White flickers in the sky over the highway picked out by the morning sun. Snowy Egrets are flocking, heading into the marsh to feed. A Plover flops around on the sand pretending injury. It draws our eyes from the ping pong ball sized fluff on stilts that are its young as they cruise across the beach to the safety of the dunes. A man and his children walk across the packed dirt soccer field as my train rumbles past. He sends his dog out after a flock of Canada Geese who freak as they scramble into the sky. Several other flocks of geese watch from the river. Great Blue Herons surround a marsh pool deciding which morsels will be their appetizers.
Migration is starting to happen.
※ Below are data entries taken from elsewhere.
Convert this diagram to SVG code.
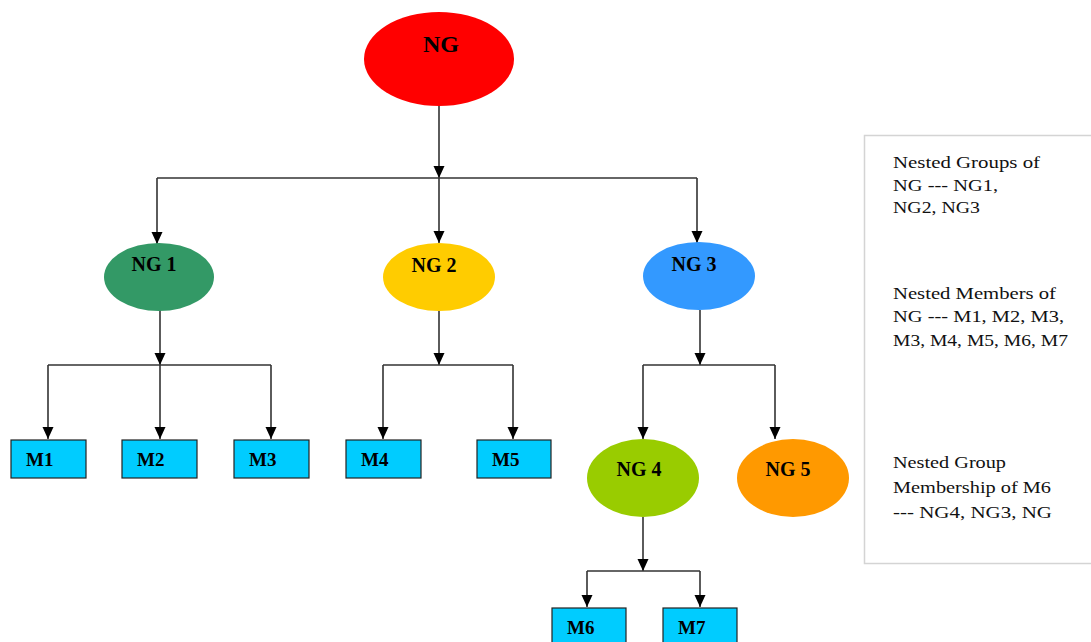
<svg xmlns="http://www.w3.org/2000/svg" width="1091" height="642" viewBox="0 0 1091 642">
<style>
.lbl{font-family:"Liberation Serif","Times New Roman",serif;font-weight:bold;fill:#000}
.ng{font-size:20px}
.m{font-size:19px}
.box{fill:#00ccff;stroke:#222;stroke-width:1.2}
.conn{fill:none;stroke:#333;stroke-width:1.6}
.leg{font-family:"Liberation Serif","Times New Roman",serif;font-size:17px;fill:#111}
</style>
<defs>
<marker id="arr" markerUnits="userSpaceOnUse" markerWidth="13" markerHeight="12" refX="12" refY="5.5" orient="auto">
<path d="M0,0 L12,5.5 L0,11 z" fill="#000"/>
</marker>
</defs>
<rect width="1091" height="642" fill="#fff"/>
<g id="connectors">
<path class="conn" d="M439,106 V178" marker-end="url(#arr)"/>
<path class="conn" d="M157,178 H697"/>
<path class="conn" d="M157,178 V244" marker-end="url(#arr)"/>
<path class="conn" d="M439,178 V243" marker-end="url(#arr)"/>
<path class="conn" d="M697,178 V243" marker-end="url(#arr)"/>
<path class="conn" d="M160,310 V365" marker-end="url(#arr)"/>
<path class="conn" d="M48,365 H271"/>
<path class="conn" d="M48,365 V439" marker-end="url(#arr)"/>
<path class="conn" d="M160,365 V439" marker-end="url(#arr)"/>
<path class="conn" d="M271,365 V439" marker-end="url(#arr)"/>
<path class="conn" d="M439,311 V365" marker-end="url(#arr)"/>
<path class="conn" d="M383,365 H513"/>
<path class="conn" d="M383,365 V439" marker-end="url(#arr)"/>
<path class="conn" d="M513,365 V439" marker-end="url(#arr)"/>
<path class="conn" d="M700,310 V365" marker-end="url(#arr)"/>
<path class="conn" d="M643,365 H775"/>
<path class="conn" d="M643,365 V439" marker-end="url(#arr)"/>
<path class="conn" d="M775,365 V439" marker-end="url(#arr)"/>
<path class="conn" d="M643,517 V571" marker-end="url(#arr)"/>
<path class="conn" d="M587,571 H700"/>
<path class="conn" d="M587,571 V607" marker-end="url(#arr)"/>
<path class="conn" d="M700,571 V607" marker-end="url(#arr)"/>
</g>
<g id="NG">
<ellipse cx="439" cy="59" rx="75" ry="47" fill="#ff0000"/>
<text class="lbl" x="441" y="52" font-size="24" text-anchor="middle">NG</text>
</g>
<g id="NG1">
<ellipse cx="159" cy="277" rx="55" ry="34" fill="#339966"/>
<text class="lbl ng" x="154" y="271" text-anchor="middle">NG 1</text>
</g>
<g id="NG2">
<ellipse cx="439" cy="277" rx="56" ry="34" fill="#ffcc00"/>
<text class="lbl ng" x="434" y="272" text-anchor="middle">NG 2</text>
</g>
<g id="NG3">
<ellipse cx="699" cy="276" rx="56" ry="34" fill="#3399ff"/>
<text class="lbl ng" x="694" y="271" text-anchor="middle">NG 3</text>
</g>
<g id="NG4">
<ellipse cx="643" cy="478" rx="56" ry="39" fill="#99cc00"/>
<text class="lbl ng" x="639" y="476" text-anchor="middle">NG 4</text>
</g>
<g id="NG5">
<ellipse cx="793" cy="478" rx="56" ry="39" fill="#ff9900"/>
<text class="lbl ng" x="788" y="476" text-anchor="middle">NG 5</text>
</g>
<g id="M1"><rect class="box" x="11" y="440" width="75" height="38"/><text class="lbl m" x="26" y="466">M1</text></g>
<g id="M2"><rect class="box" x="122" y="440" width="75" height="38"/><text class="lbl m" x="137" y="466">M2</text></g>
<g id="M3"><rect class="box" x="234" y="440" width="75" height="38"/><text class="lbl m" x="249" y="466">M3</text></g>
<g id="M4"><rect class="box" x="346" y="440" width="75" height="38"/><text class="lbl m" x="361" y="466">M4</text></g>
<g id="M5"><rect class="box" x="477" y="440" width="74" height="38"/><text class="lbl m" x="492" y="466">M5</text></g>
<g id="M6"><rect class="box" x="552" y="608" width="74" height="38"/><text class="lbl m" x="567" y="634">M6</text></g>
<g id="M7"><rect class="box" x="663" y="608" width="74" height="38"/><text class="lbl m" x="678" y="634">M7</text></g>
<g id="legend">
<rect x="864.5" y="135.5" width="240" height="428" fill="#fff" stroke="#d4d4d4" stroke-width="1.5"/>
<text class="leg" x="893" y="168" textLength="147" lengthAdjust="spacingAndGlyphs">Nested Groups of</text>
<text class="leg" x="893" y="191" textLength="105" lengthAdjust="spacingAndGlyphs">NG --- NG1,</text>
<text class="leg" x="893" y="213" textLength="87" lengthAdjust="spacingAndGlyphs">NG2, NG3</text>
<text class="leg" x="893" y="299" textLength="163" lengthAdjust="spacingAndGlyphs">Nested Members of</text>
<text class="leg" x="893" y="322" textLength="171" lengthAdjust="spacingAndGlyphs">NG --- M1, M2, M3,</text>
<text class="leg" x="893" y="346" textLength="175" lengthAdjust="spacingAndGlyphs">M3, M4, M5, M6, M7</text>
<text class="leg" x="893" y="468" textLength="113" lengthAdjust="spacingAndGlyphs">Nested Group</text>
<text class="leg" x="893" y="493" textLength="158" lengthAdjust="spacingAndGlyphs">Membership of M6</text>
<text class="leg" x="893" y="518" textLength="159" lengthAdjust="spacingAndGlyphs">--- NG4, NG3, NG</text>
</g>
</svg>
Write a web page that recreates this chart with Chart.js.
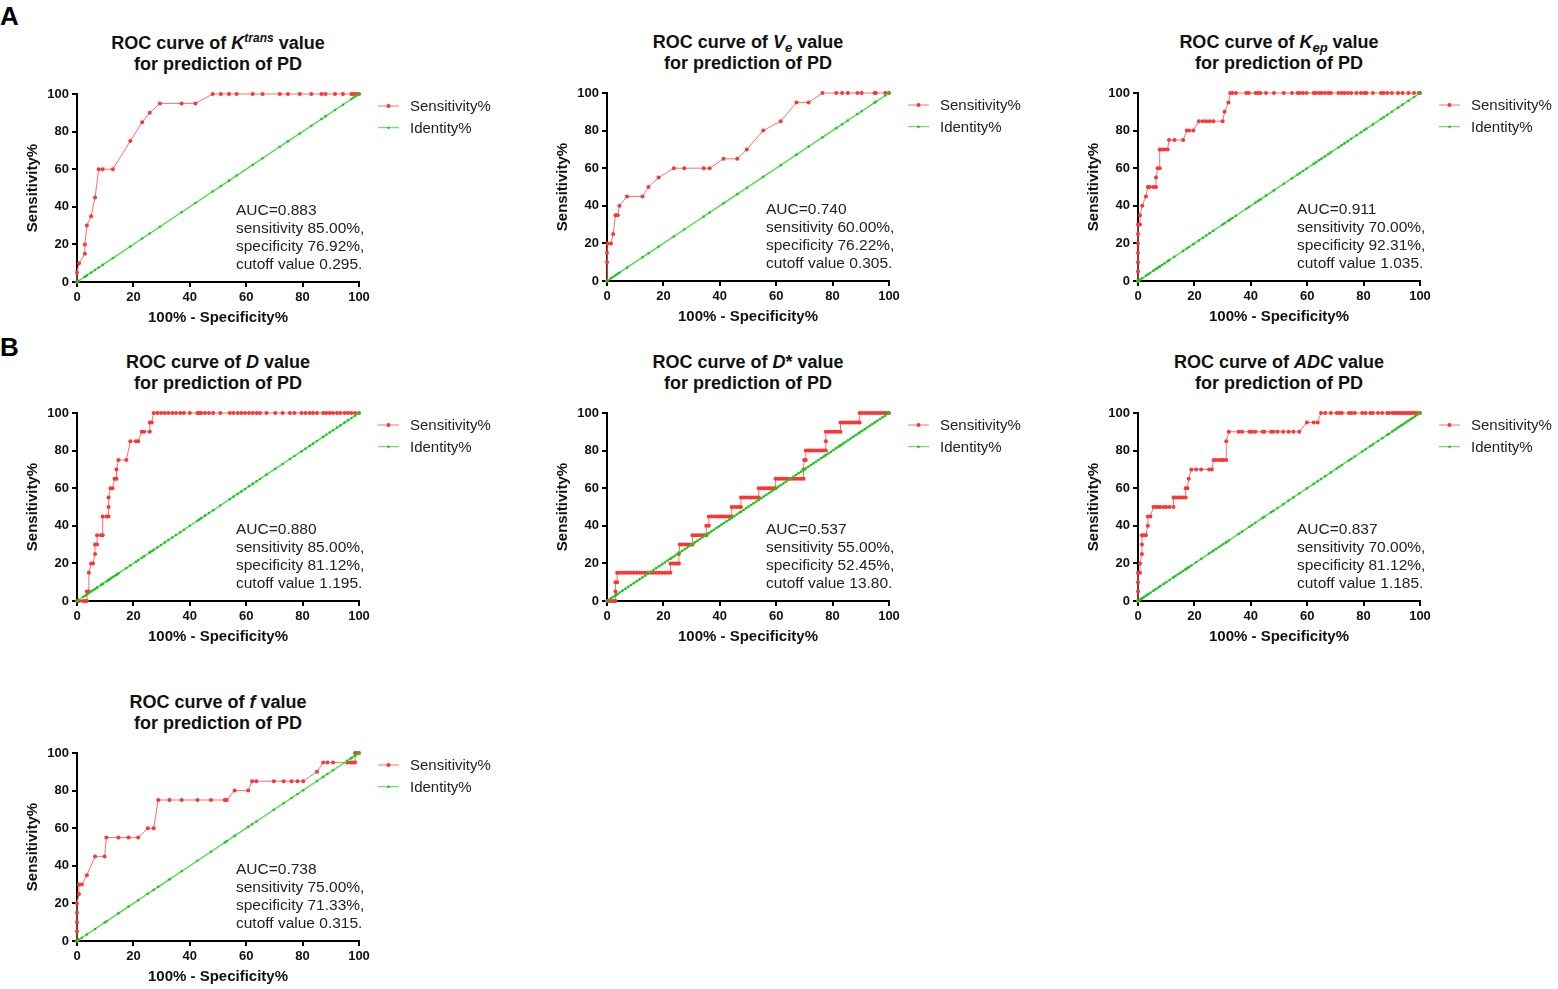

Hot as it may be and hard as it is to admit there are few weeks of summer left, one of the better times to be on the water is here.
Wednesday, July 28, 2010
Tuesday, July 13, 2010
ex-Luther
8AM on a Sunday morning the tide is coming in and the sun is beating down. The river is brown with sediment kicked up by yesterday’s storms up river. Small fish and eels roil in the water as something larger comes calling, never quite breaking the surface itself. I am casting…hoping to catch whatever is cruising unseen. Luther eyes me as he wanders up, hugging the canal walls. He is looking for something easy to eat and watches me and my lure. He hops up on the granite ten feet away, examines my fishing technique for a bit then takes a nap, unimpressed. Cormorants are masters at fishing, I am not.
Luther’s sleep is deep, undisturbed by our setting out boats and prepping for a SUP class. He wakes again when the tide laps against his feet. He eyes us once more before settling back into the water for a final circuit of the landing and a mosey up river. He is an older, experienced bird sharing one last morning with us.